Debe ser cierto que el pueblo hebreo (esos habiru de las crónicas), que había emigrado a tierras del Nilo, luego de Jacob necesitó en un momento dado alcanzar su identidad y su deriva como pueblo y ello no podía ser sino marchando de Egipto. Por diversas causas y circunstancias (tal vez el intento genocida o de control de la natalidad hebrea), elexiliado Moisés creyó ser el instrumento que debía llevar a cabo esa labor. Ya tenemos, pues, al caudillo que tiene línea directa con Yavéh y se inviste de esa autoridad frente a los de su raza. Y que vuelve a palacio para solicitar que le sea concedida la marcha; eso sí, la enmascara («Déjanos marchar al desierto para honrar a nuestro Dios»); no dice que se quieren largar sin más.

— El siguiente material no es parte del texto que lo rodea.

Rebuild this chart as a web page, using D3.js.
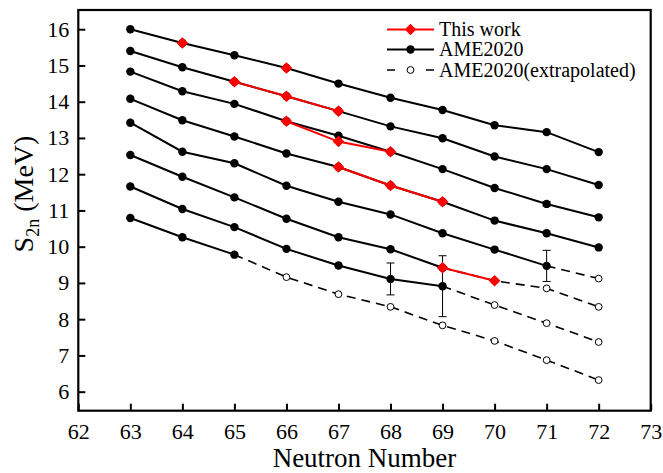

Se dice que él alegaba cierta dificultad de discurso y, para ello, llevaba a su hermano como segundo (y sumo sacerdote, título que él no usó). Esto coincidiría con las costumbres palatinas y de gobierno del país del Nilo, la presencia del visir o primer ministro. Lo de las plagas es más que discutible y, a lo sumo, indican que tenía conocimientos sobre el medioambiente, la meteorología y otras ciencias, al igual que los magos y sacerdotes egipcios, lo que nos confirmaría su superior educación.

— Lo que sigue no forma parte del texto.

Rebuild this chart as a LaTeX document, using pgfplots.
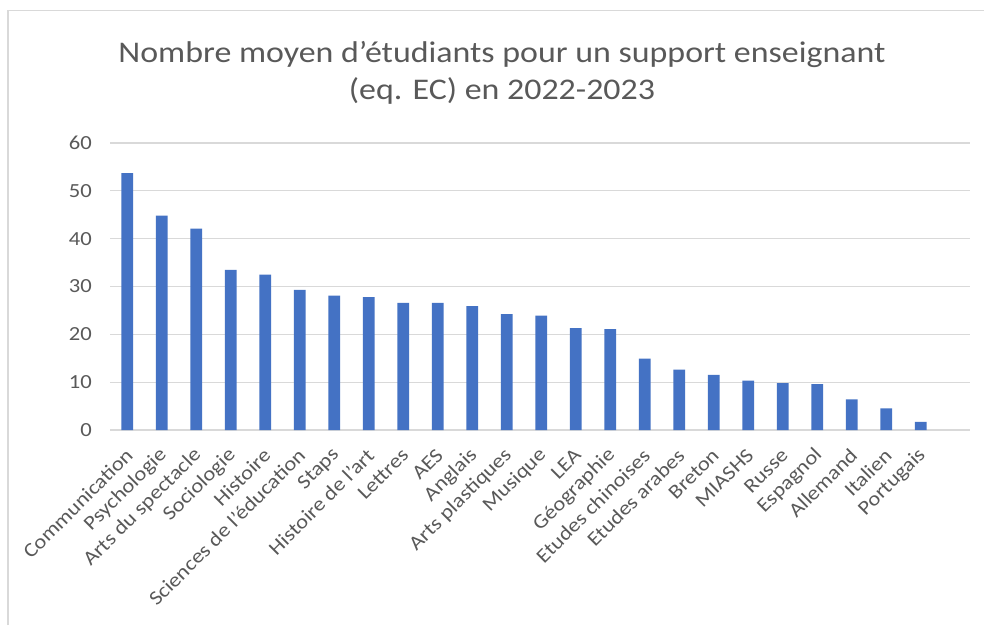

Tanto furor contra la idolatría que tenía, muy motivada la fobia, que estos israelitas eran muy duros de mollera y recordaban a menudo cosas del pasado en el Nilo, con sus dioses, templos, rituales fastuosos o misteriosos, sobre todo cuando andaban vagando sin sentido por el tremendo erial del Sinaí; digo que tanto furor luego no se entiende, cuando va y se fabrica en bronce una serpiente que coloca bien en alto (casi como símbolo tribal) para que los afectados de picaduras de serpientes, cosa normal en aquellos parajes, la mirasen y quedaran sanos. Mera idolatría precursora de la tendencia católica a concentrarse en un icono, una imagen considerada sagrada o que representa a un ser al que se debe rendir culto y que, en realidad, no es nada. Será otra justificación de que esto ya estaba permitido.

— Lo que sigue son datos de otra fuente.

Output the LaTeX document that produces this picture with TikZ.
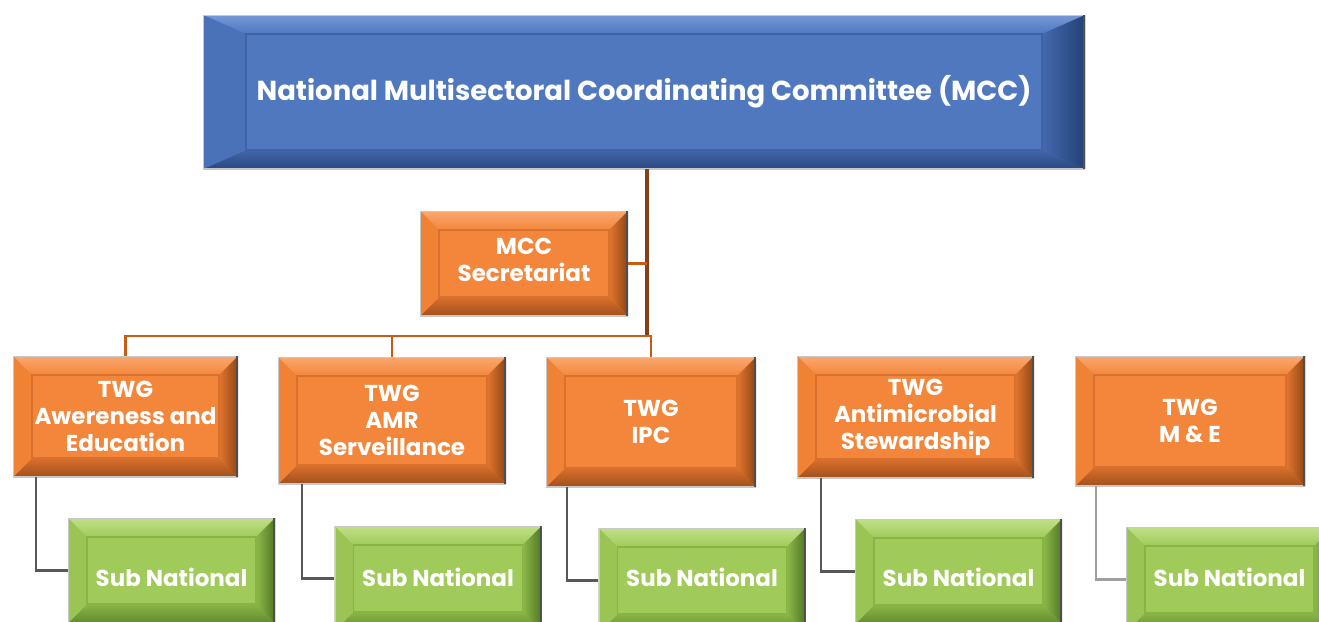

El vagar por el desierto se interpreta de varias formas. Una es la de efectuar una limpieza generacional que dejase listos para penetrar en las tierras que había que ocupar a verdaderos conversos, liberados de las rémoras de creencias anteriores (porque no las habrían vivido). Ahí Moisés anduvo listo y –aceptémoslo- carente de egoísmo, porque sabía que también él mismo habría de quedarse en el camino. Todo quedaba purificado.
A propósito de que ese vagar desértico fue de una duración de cuarenta años -cifra mágica, el cuatro, en la tradición hebrea y cristiana-; un número, el cuatro, que conlleva ocultos efectos y resultados. Todo gira alrededor del cuatro o el cuarenta. Y que se cumple a rajatabla para que estos efectos se produzcan. Cuarenta días con sus noches de retiro lo hace hasta el mismo Jesús. Cuarenta años tardan en empezar a penetrar en Canaán. Cuarenta días el diluvio. Cuarenta años se tira Moisés cuidando los rebaños de su suegro…
Hay semejanzas en la historia de Jacob, cuando huye de su hermano y se instala con otro ganadero (y sus hijas) y la de Moisés, que hace lo mismo. También en el origen monoteísta de sus creencias, porque ya en Egipto se había intentado algo así (Akenaton).
La historia chusca y colateral se da cuando el rey de Moab, viendo que se le caen encima esos bárbaros del desierto, requiere a un adivino mesopotámico (que tal vez fuese ambulante, como esos sanadores de tres al cuarto que viajaban por el oeste americano) para que los maldiga, cosa que lo pone en marcha. Se llamaba Balaam. Y, en el camino, su jumento o burra se niega a seguir, pues ve al ángel fiero; el adivino, que no debía serlo tanto, le pega al animal y este ¡le habla!, cosa en verdad nunca vista entonces, ni ahora (salvo las películas de la mula Francis). El hombre hizo sus bendiciones (que no maldiciones) y se retiró. Es de suponer que las impartiría en lenguaje críptico para que los moabitas no le cortasen el pescuezo. De nada le valió tal acción; que luego que penetraron los terribles israelitas, acabó pasado a cuchillo. De desagradecidos está el mundo lleno.
Las escrituras tienen demasiados aspectos e historias no precisamente edificantes ni ejemplares, que no se pueden justificar en la mera influencia y acción de un dios, Yavéh, caprichoso o tornadizo.
Murió Moisés a los ciento veinte años (tres cuartos de cuarenta años bien definidos); pero no se tiene constancia de enterramiento alguno por aquellas tierras, cosa extraña si consideramos lo que representó para Israel y las posteriores derivas religiosas.